The meaning of Republic was thoroughly understood by the writers of the Constitution of the United States. As early as 1775 John Adams pointed out that Aristotle, representing Greek thought, Livy, whom he chose to represent Roman thought, and Harington, a British statesman, all define a republic to be a government of laws and not of men. They were doing everything in their power to avoid for their own times, and to prevent for future, the evils of a democracy.
For over a hundred years the U.S. politicians, statesmen, and people remembered that their country was a republic, not a democracy, and knew what they meant when they made that distinction. Throughout all of the Nineteenth Century and the early part of the Twentieth, America as a republic grew great and became the envy of the world.

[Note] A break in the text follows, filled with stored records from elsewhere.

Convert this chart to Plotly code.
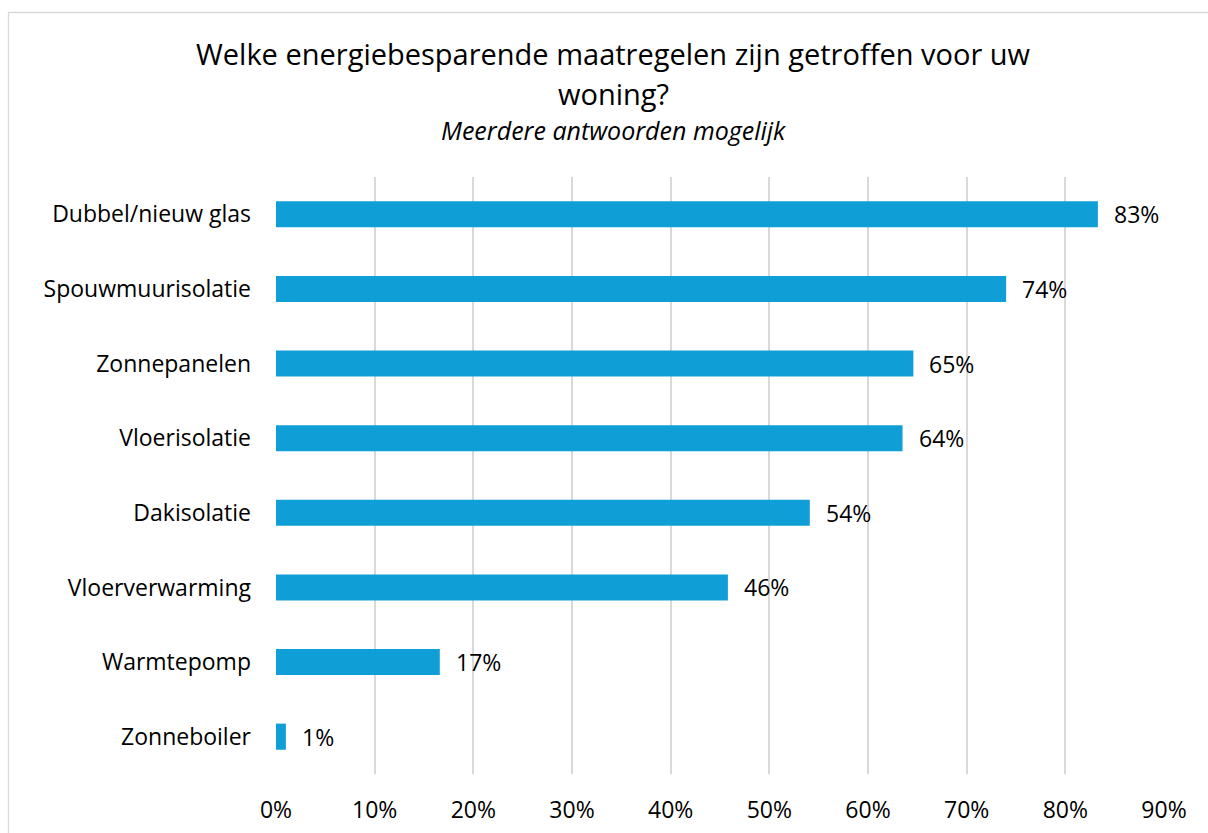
import plotly.graph_objects as go

categories = ["Dubbel/nieuw glas", "Spouwmuurisolatie", "Zonnepanelen", "Vloerisolatie",
              "Dakisolatie", "Vloerverwarming", "Warmtepomp", "Zonneboiler"]
values = [83.3, 74.0, 64.6, 63.5, 54.1, 45.8, 16.6, 1.0]
labels = ["83%", "74%", "65%", "64%", "54%", "46%", "17%", "1%"]
tick_vals = [0, 10, 20, 30, 40, 50, 60, 70, 80, 90]
tick_text = ["0%", "10%", "20%", "30%", "40%", "50%", "60%", "70%", "80%", "90%"]

FONT = "Open Sans"
W, H = 1208, 833
L, R, T, B = 276, 1164, 177, 774
TICK = 23

fig = go.Figure()
fig.add_trace(go.Bar(
    y=categories, x=values, orientation="h",
    marker=dict(color="#0F9ED5", line=dict(width=0)),
    hoverinfo="skip",
))

for c, v, t in zip(categories, values, labels):
    fig.add_annotation(x=v, y=c, text=t, showarrow=False, xanchor="left",
                       xshift=14, font=dict(family=FONT, size=TICK, color="#000000"))

pw, ph = R - L, B - T
def px(x):
    return (x - L) / pw
def py(y):
    return (B - y) / ph

fig.add_shape(type="rect", xref="paper", yref="paper",
              x0=px(8.5), x1=px(1230), y0=py(850), y1=py(12.5),
              line=dict(color="#d9d9d9", width=1.3), fillcolor="rgba(0,0,0,0)", layer="below")

fig.add_annotation(xref="paper", yref="paper", x=px(613), y=py(53), text="Welke energiebesparende maatregelen zijn getroffen voor uw",
                   showarrow=False, xanchor="center", yanchor="middle",
                   font=dict(family=FONT, size=29, color="#000000"))
fig.add_annotation(xref="paper", yref="paper", x=px(613), y=py(93), text="woning?",
                   showarrow=False, xanchor="center", yanchor="middle",
                   font=dict(family=FONT, size=29, color="#000000"))
fig.add_annotation(xref="paper", yref="paper", x=px(613), y=py(130), text="<i>Meerdere antwoorden mogelijk</i>",
                   showarrow=False, xanchor="center", yanchor="middle",
                   font=dict(family=FONT, size=25, color="#000000"))

fig.update_layout(
    width=W, height=H,
    margin=dict(l=L, r=W - R, t=T, b=H - B, autoexpand=False),
    paper_bgcolor="white", plot_bgcolor="white",
    bargap=0.65, showlegend=False,
    font=dict(family=FONT, size=TICK, color="#000000"),
)
fig.update_xaxes(range=[0, 90], tickvals=tick_vals, ticktext=tick_text,
                 showgrid=True, gridcolor="#d9d9d9", gridwidth=2,
                 zeroline=False, showline=False, ticks="", ticklabelstandoff=20,
                 tickfont=dict(family=FONT, size=TICK, color="#000000"))
fig.update_yaxes(autorange="reversed", showgrid=False, zeroline=False, showline=False,
                 ticks="", ticklabelstandoff=24,
                 tickfont=dict(family=FONT, size=TICK, color="#000000"))

fig.write_html("out.html", config={"displayModeBar": False},
               post_script="document.body.style.margin='0';document.body.style.overflow='hidden';document.documentElement.style.overflow='hidden';")
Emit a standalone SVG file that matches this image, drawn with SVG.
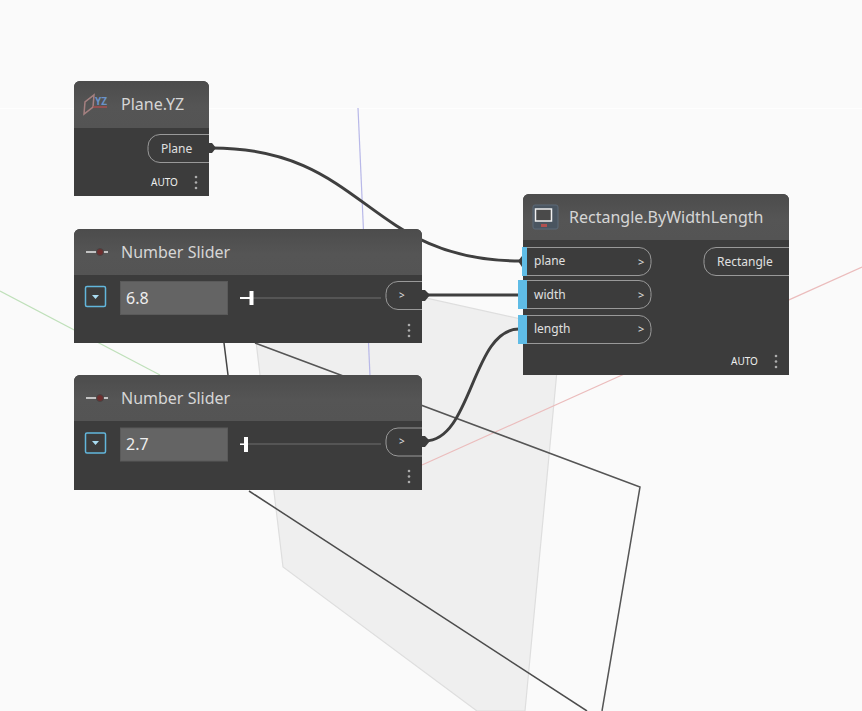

In 1870 the Jew Benjamin Disraeli, the Prime Minister of England,  had come up with an epigram which is strikingly true for the United States today. "The world is weary," he said, " of statesmen whom democracy has degraded into politicians."
In USA, James Russell Lowell recognized the danger of unlimited majority rule by writing: "Democracy gives every man The right to be his own oppressor."


Xenocracy
   Khazarian Jews at Ellis Island.   Two of the many Khazars that introduced  Zenocracy to USA.
In to day’s world there is one Greek word one should know and learn the meaning of - that word is xenocracy. This word as you see consist of two parts: xeno and cracy. The first meaning alien, strange, foreign. The second meaning rule. Set together these two words mean: rule by alien - rule by foreign.
In to day’s world - or rather during the last 55 years of the last century - all western countries have been XENOCRACY.
I wander why we never read or hear this word from our politicians. Could it be they do not want to step on sore toes?

In the face of Chutzpah , Jewish audacity and outright lies, resistance must be a national duty.